Asimismo la rajada femenina en las medias lunas y las cortadas sandías rojas, muy rojas, en la que se adentró para cabalgar en la bóveda celeste con sus globos de chillones colores, que se confundían con las estrellas y su arco iris, del que sobresalía su rosa mexicano, como conjunción del sol y la luna, y el rojo como el fuego que todo lo consumía· y extendía sus lenguas para, sin que supiese de dónde, lo atraparan y arrastraran formas y colores caprichosos y fantásticos que se le revelaban como un nuevo sol que volteaba encendido para articular espacios, espíritus, gentes, naturalezas.

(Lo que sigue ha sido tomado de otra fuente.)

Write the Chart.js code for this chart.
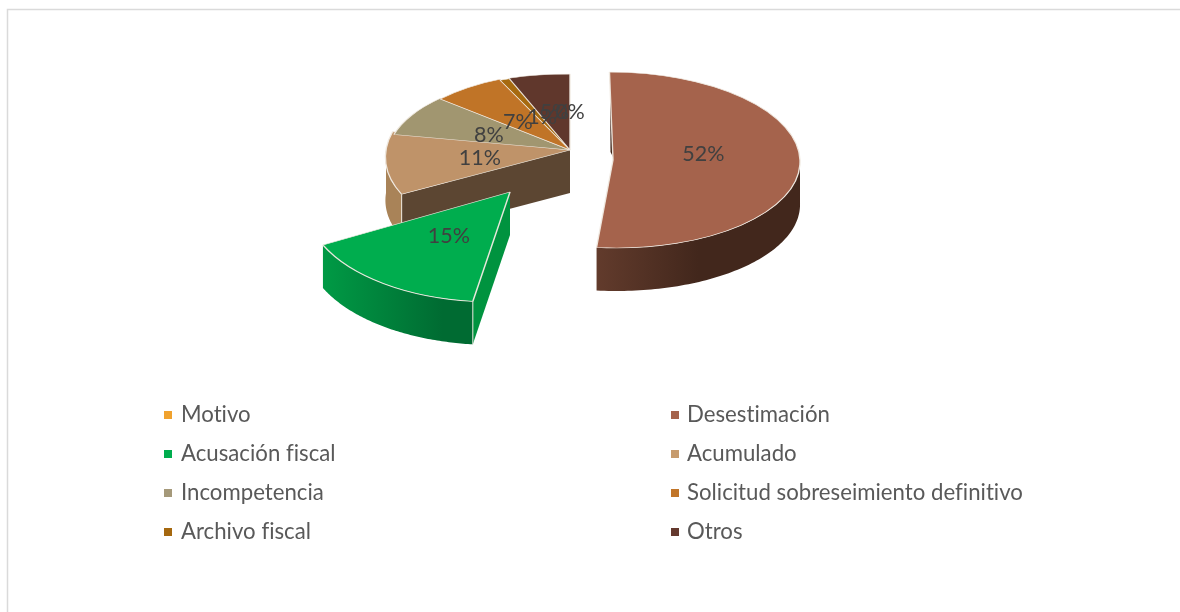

Después de estas revelaciones de don Rufino aparecen sus mujeres –búsqueda del origen con nuevas revelaciones–, originalidad que fue otra musicalidad y que no buscaba el poder, sólo el amor que integrara lo provinciano con lo capitalino, la sensualidad con la ternura, el pecado con la virtud, los buenos modales con lo vulgar, las llanuras con el desierto y que por su verdad, trascendieran en una radiografía que tornó manifiestos los fragmentos latentes de una nacionalidad escindida que encubrió en sus cuadros, pero que permanentemente lo desbordaban: la necesidad de idealizar para negar escisiones pasando de la omnipotencia a la degradación en revelaciones que iluminaban.

Allí estaban las dos vidas que escindido vivió entre su maternal Oaxaca zapoteca, poliedro de luz tallada y que tanto amó, y de la que nunca se separó hasta quererse fundir en ella con el rumor silencioso de su aire, el repiquetear de sus campanas, el color del mercado y el sonido del resbalar de los rosarios en las manos del mujerío y la tía, en su paso reposado como acólito en las misas matinales, y la otra vida entre los sones de la ciudad, las academias de arte, su vida farandulera, los frenos y ruido de cláxones y gritos de pregoneros, voceadores y merolicos que se integraban con armonía se podían diferenciar cada uno con su tono propio y sentimiento especial, algunos intensos y otros casi invisibles, igual a prolongadas vibraciones que flotaran por el espacio como largos sollozos.

Nostalgia de los borrachos de la plaza del pueblo y las vendedoras de sandías, mangos, piñas y mameyes relucientes; perros ladrando al sol, tigres mordiendo las rosas, caballos que corrían y corrían sin detenerse, mientras los árboles, rocas, llanuras y pequeños caseríos pasaban a su lado como exhalación, antes de que Rufino Tamayo llegara a la ciudad de México y los universalizara con todo y la nostalgia que siempre le acompaño, de su madre muerta y su natal Oaxaca con sus alegres campos cubiertos de textura verde maguey, y más acá, los desiertos sin límites, donde por las noches se carbonizaba el sol oaxaqueño, ese sol que nunca perdió, y fue su Dios.

Variaciones acerca de un tema y colores que se reúnen unos con otros, como se reúnen las ideas latentes de un sueño y que ya reunidas forman un inmenso y doloroso poema en el que cada color canta su dolor disfrazado de júbilo, y todas juntas se integran por medio de movimientos que son ritmo sandía; pensamiento que hierve callado en el ser de ese mexicano aparentemente común y corriente: Rufino Tamayo.